Ayant eu le sentiment dernièrement, en me rendant à Paris au studio Saint-Michel, de me faire piéger par le film de Thomas Lacoste, Notre Monde (long de deux heures et suivi d’un « débat »), j’aimerais dire en quelques mots pourquoi. Le réalisateur (présent lors de la projection, assiste-t-il vraiment à toutes ?) souligne avec emphase la radicalité, le tour de force de son entreprise : n’a-t-il pas réuni un panel de « trente-cinq intervenants, philosophes, sociologues, économistes, magistrats, médecins, universitaires, et écrivains », chapeautés par une oraison du sentencieux Jean-Luc Nancy pour y délivrer une pensée commune ? Un luxueux panégyrique de huit pages, distribué à l’entrée, juxtapose quelques extraits choisis des discours, et de la complaisante revue de presse, pour nous convaincre de la foisonnante intelligence, de l’époustouflant spectacle proposés par ce film. On croit rêver, tant le dispositif ou le parti-pris choisis par le réalisateur s’éloignent des exigences minimales d’une prise de vue et de parole : Thomas Lacoste se borne en effet à filmer les orateurs frontalement, assis sur une chaise ; chacun nous débite donc en dix minutes sa leçon, ou sa critique du monde tel qu’il va, secteur par secteur, sans autre souci de mise en scène, d’enchaînements ni de dialogue. C’est à nous spectateurs de reconstruire celui-ci selon les propos que nous aurons grapillés, assez vite lassants étant donné la pauvreté de cette mise en scène répétitive – maladroitement entrecoupée d’extraits de Marie Ndiaye lus par l’actrice Marianne Denicourt.
François Gèze, le patron des éditions La Découverte embarqué sur ce plateau, s’interroge en passant sur le passage des écrits aux écrans, sur les grammaires différentes du texte et de l’image et leurs rendements comparés en terme de culture (de mémoire, d’imagination, d’esprit critique…). Ce film aurait pu servir à traiter en effet, en direct et par l’exemple, cette question cruciale : comment « tourner les mots » (Derrida) ou les donner à entendre, comment communiquer ou transmettre une pensée théorique en mêlant le cours du prof aux images ? Hélas, chacun s’accroche ici à son magistère ou à sa chaire, au sens le plus traditionnel de la chose : quelle facilité pour la prise d’image et de son ! Mais quel ennui, au cinéma, d’être ainsi reconduit à l’école la plus poussiéreuse… En se voulant « révolutionnaire », Thomas Lacoste témoigne d’un touchant idéalisme : suffirait-il de proférer ex cathedra un discours critique pour que cela change, et croit-il faire du neuf, voire du dérangeant, en donnant la parole à quelques « penseurs », sans jamais s’interroger sur les conditions, les formats, les vecteurs, les médias de la pensée (critique) ? Les financiers, les prédateurs et autres cyniques marchands ici dénoncés à l’envi peuvent dormir tranquilles, ce n’est pas ce chapelet de paroles qui servira le moins du monde à les inquiéter.

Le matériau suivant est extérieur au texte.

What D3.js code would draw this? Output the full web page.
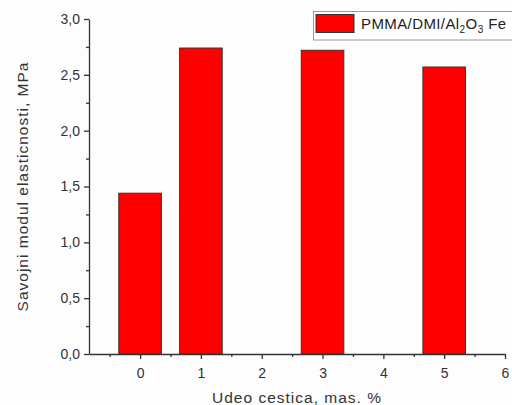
<!DOCTYPE html>
<html><head><meta charset="utf-8">
<script src="https://cdn.jsdelivr.net/npm/d3@7"></script>
<style>body{margin:0;background:#fdfdfd;} text{font-family:"Liberation Sans",Arial,sans-serif;}</style>
</head><body>
<svg id="c" width="512" height="405"></svg>
<script>
const categories = [0, 1, 3, 5];
const values = [1.44, 2.74, 2.72, 2.57];
const xTicks = [0, 1, 2, 3, 4, 5, 6];
const yTicks = [0, 0.5, 1.0, 1.5, 2.0, 2.5, 3.0];
const seriesName = "PMMA/DMI/Al2O3 Fe";

(function () {
const svg = d3.select("#c");
const mLeft = 89, mRight = 505, mTop = 19, mBottom = 354;
const x = d3.scaleLinear().domain([-0.84, 6]).range([mLeft, mRight]);
const y = d3.scaleLinear().domain([0, 3]).range([mBottom, mTop]);
const fmt = d => d3.format(".1f")(d).replace(".", ",");

// bars
const bw = x(0.7) - x(0);
svg.append("g").selectAll("rect").data(categories).join("rect")
  .attr("x", (d) => x(d) - bw / 2)
  .attr("y", (d, i) => y(values[i]))
  .attr("width", bw)
  .attr("height", (d, i) => y(0) - y(values[i]))
  .attr("fill", "#ff0000").attr("stroke", "#333").attr("stroke-width", 1);

// y axis
const yAxis = d3.axisLeft(y).tickValues(yTicks).tickFormat(fmt).tickSize(5).tickSizeOuter(0);
const gy = svg.append("g").attr("transform", `translate(${mLeft},0)`).call(yAxis);
const yMinor = d3.axisLeft(y).tickValues(d3.range(0.25, 3, 0.5)).tickFormat("").tickSize(3).tickSizeOuter(0);
const gym = svg.append("g").attr("transform", `translate(${mLeft},0)`).call(yMinor);
gym.select(".domain").remove();

// x axis
const xAxis = d3.axisBottom(x).tickValues(xTicks).tickFormat(d3.format("d")).tickSize(5).tickSizeOuter(0);
const gx = svg.append("g").attr("transform", `translate(0,${mBottom})`).call(xAxis);
const xMinor = d3.axisBottom(x).tickValues(d3.range(-0.5, 6, 1)).tickFormat("").tickSize(3).tickSizeOuter(0);
const gxm = svg.append("g").attr("transform", `translate(0,${mBottom})`).call(xMinor);
gxm.select(".domain").remove();

[gy, gym, gx, gxm].forEach(g => {
  g.selectAll("path,line").attr("stroke", "#333").attr("stroke-width", 1.3);
  g.selectAll("text").attr("font-size", 14).attr("fill", "#333")
   .style("font-family", '"Liberation Sans", Arial, sans-serif');
});
gy.selectAll("text").attr("x", -9);
gx.selectAll("text").attr("y", 14);

// axis titles
svg.append("text").attr("x", 297).attr("y", 403)
  .attr("text-anchor", "middle").attr("font-size", 15.5).attr("fill", "#333")
  .attr("letter-spacing", 1)
  .text("Udeo cestica, mas. %");
svg.append("text").attr("transform", `translate(28,${(mTop + mBottom) / 2}) rotate(-90)`)
  .attr("text-anchor", "middle").attr("font-size", 15.5).attr("fill", "#333")
  .attr("letter-spacing", 1)
  .text("Savojni modul elasticnosti, MPa");

// legend
const lg = svg.append("g");
lg.append("rect").attr("x", 313.5).attr("y", 11.5).attr("width", 220).attr("height", 28.5)
  .attr("fill", "#fff").attr("stroke", "#999").attr("stroke-width", 1);
lg.append("rect").attr("x", 316).attr("y", 14.5).attr("width", 38).attr("height", 18)
  .attr("fill", "#ff0000").attr("stroke", "#333").attr("stroke-width", 1);
const t = lg.append("text").attr("x", 361).attr("y", 29).attr("font-size", 15)
  .attr("letter-spacing", 0.4).attr("fill", "#222");
const m = seriesName.match(/^(.*?Al)(2)(O)(3)(.*)$/);
t.append("tspan").text(m[1]);
t.append("tspan").attr("font-size", 10).attr("dy", 4).text(m[2]);
t.append("tspan").attr("dy", -4).text(m[3]);
t.append("tspan").attr("font-size", 10).attr("dy", 4).text(m[4]);
t.append("tspan").attr("dy", -4).text(m[5]);
})();
</script>
</body></html>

Une autre question se pose, dès le titre : comment, à quelles conditions dire notre monde ou « nous » ? Où trouver, et qui articule aujourd’hui, « une commune pensée » ? Ce syntagme se trouve répété en boucle par Nancy, comme si l’incantation suffisait jamais à rassembler une communauté. Le nouage (la grammaire) d’un nous suppose pourtant quelques conditions ici peu questionnées – et faute desquelles celui qui dit trop vite nous tombe dans le wishful thinking, la démagogie ou commet une violence énonciative. « Faites de la politique et si possible autrement… » Ce slogan de l’affiche n’entraînera que les convaincus. Gageons que ceux qui payent pour voir ce film sont déjà d’une façon ou d’une autre politisés, mais que pour la forme ou le style de cette politique (à inventer), ce n’est pas ici ni cette fois encore qu’ils l’apprendront.